DATA BLOCK:
═══

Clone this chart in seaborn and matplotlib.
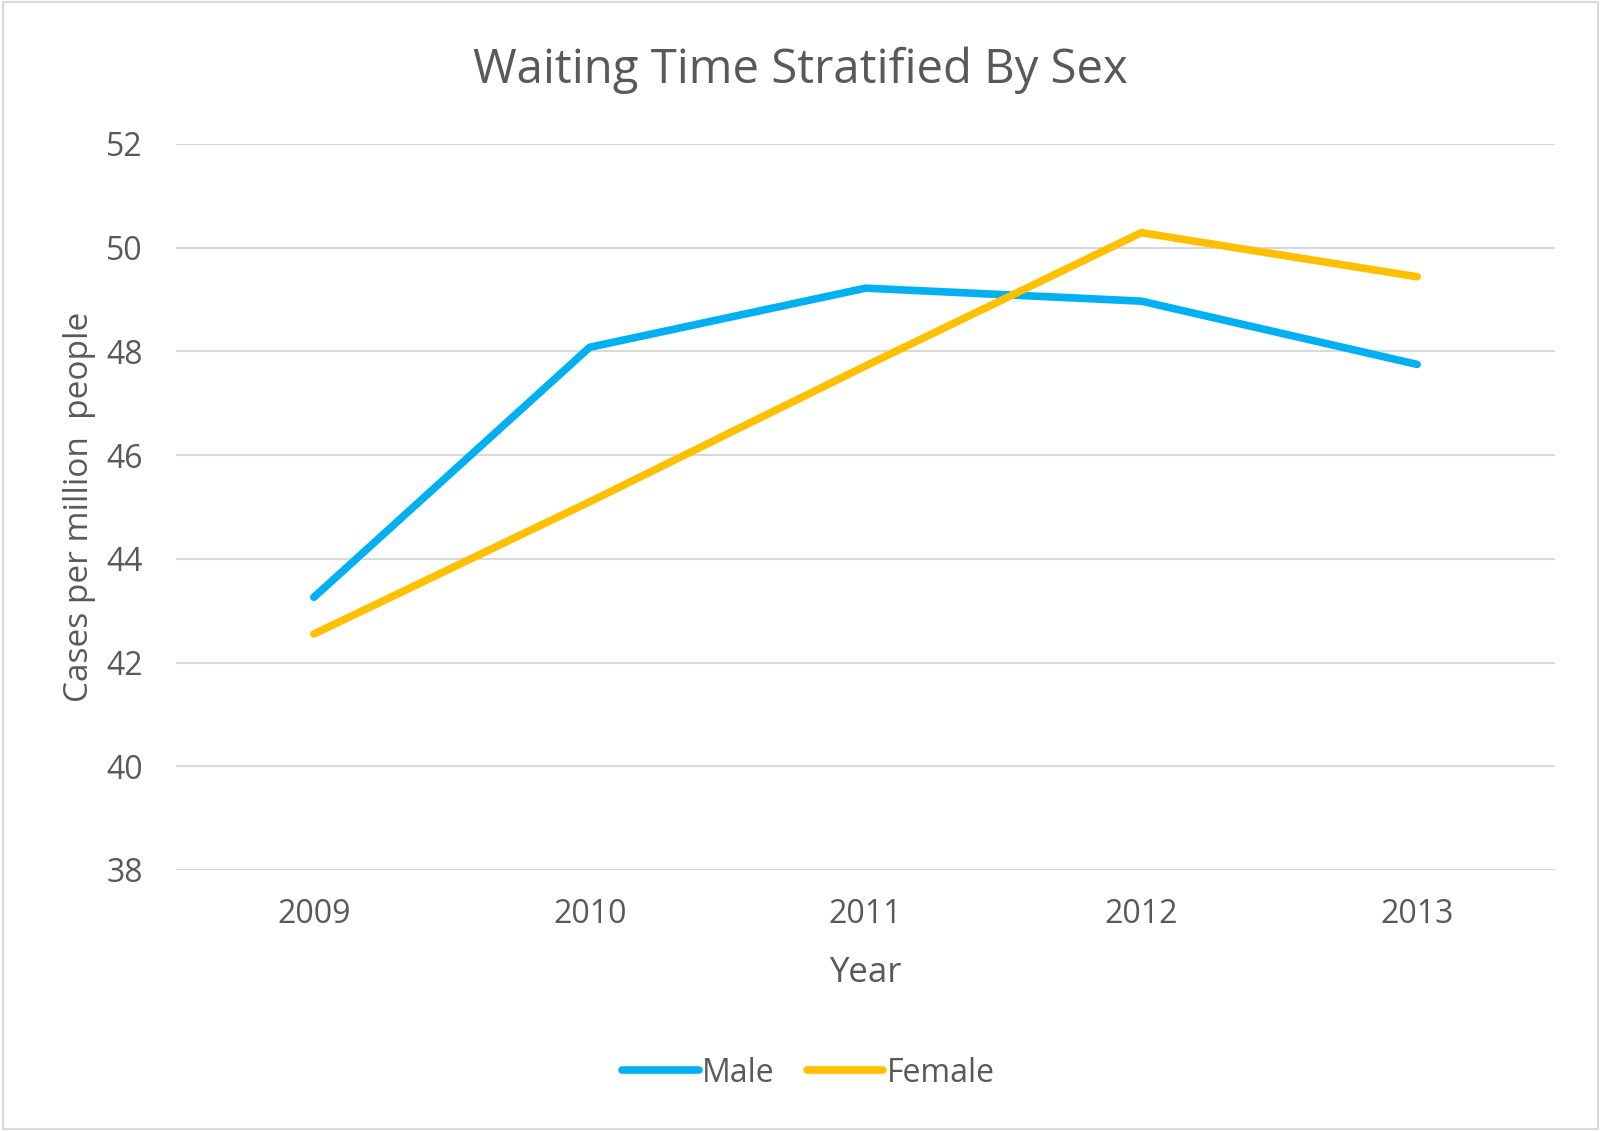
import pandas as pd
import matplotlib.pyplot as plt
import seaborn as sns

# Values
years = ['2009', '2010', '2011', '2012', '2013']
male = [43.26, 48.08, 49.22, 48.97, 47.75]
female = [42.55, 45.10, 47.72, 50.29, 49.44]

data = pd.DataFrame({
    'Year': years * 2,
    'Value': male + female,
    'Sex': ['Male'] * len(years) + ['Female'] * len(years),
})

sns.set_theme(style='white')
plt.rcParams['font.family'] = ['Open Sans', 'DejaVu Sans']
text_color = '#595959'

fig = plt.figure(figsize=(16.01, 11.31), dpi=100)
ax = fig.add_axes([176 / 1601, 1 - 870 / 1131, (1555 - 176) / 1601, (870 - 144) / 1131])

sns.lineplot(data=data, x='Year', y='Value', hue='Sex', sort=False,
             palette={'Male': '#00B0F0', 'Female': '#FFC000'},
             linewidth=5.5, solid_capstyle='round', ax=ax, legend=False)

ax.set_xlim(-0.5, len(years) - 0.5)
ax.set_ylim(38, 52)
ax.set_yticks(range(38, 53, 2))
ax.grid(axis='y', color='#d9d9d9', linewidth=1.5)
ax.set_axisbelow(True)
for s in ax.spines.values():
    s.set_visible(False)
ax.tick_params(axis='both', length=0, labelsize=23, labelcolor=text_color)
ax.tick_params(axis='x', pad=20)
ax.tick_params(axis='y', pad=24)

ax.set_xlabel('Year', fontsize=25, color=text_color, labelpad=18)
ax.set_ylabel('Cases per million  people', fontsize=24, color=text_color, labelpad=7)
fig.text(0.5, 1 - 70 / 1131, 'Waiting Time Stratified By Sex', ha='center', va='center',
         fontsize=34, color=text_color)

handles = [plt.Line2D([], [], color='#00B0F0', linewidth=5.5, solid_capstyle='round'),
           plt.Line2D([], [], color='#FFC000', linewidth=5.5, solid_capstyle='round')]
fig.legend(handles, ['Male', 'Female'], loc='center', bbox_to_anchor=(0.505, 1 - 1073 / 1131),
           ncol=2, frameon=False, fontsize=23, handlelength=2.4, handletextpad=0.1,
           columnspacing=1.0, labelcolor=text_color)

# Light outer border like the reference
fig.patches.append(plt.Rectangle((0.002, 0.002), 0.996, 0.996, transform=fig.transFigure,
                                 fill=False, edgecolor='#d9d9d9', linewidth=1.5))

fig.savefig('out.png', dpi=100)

═══

SET EXERCISE: Copy exactly the lines running from the beginning of the listing through the line that has "female = [42.55, 45.10, 47.72, 50.29, 49.44]". Drop the pictures.

ANSWER TO THIS EXERCISE:
Clone this chart in seaborn and matplotlib.
import pandas as pd
import matplotlib.pyplot as plt
import seaborn as sns

# Values
years = ['2009', '2010', '2011', '2012', '2013']
male = [43.26, 48.08, 49.22, 48.97, 47.75]
female = [42.55, 45.10, 47.72, 50.29, 49.44]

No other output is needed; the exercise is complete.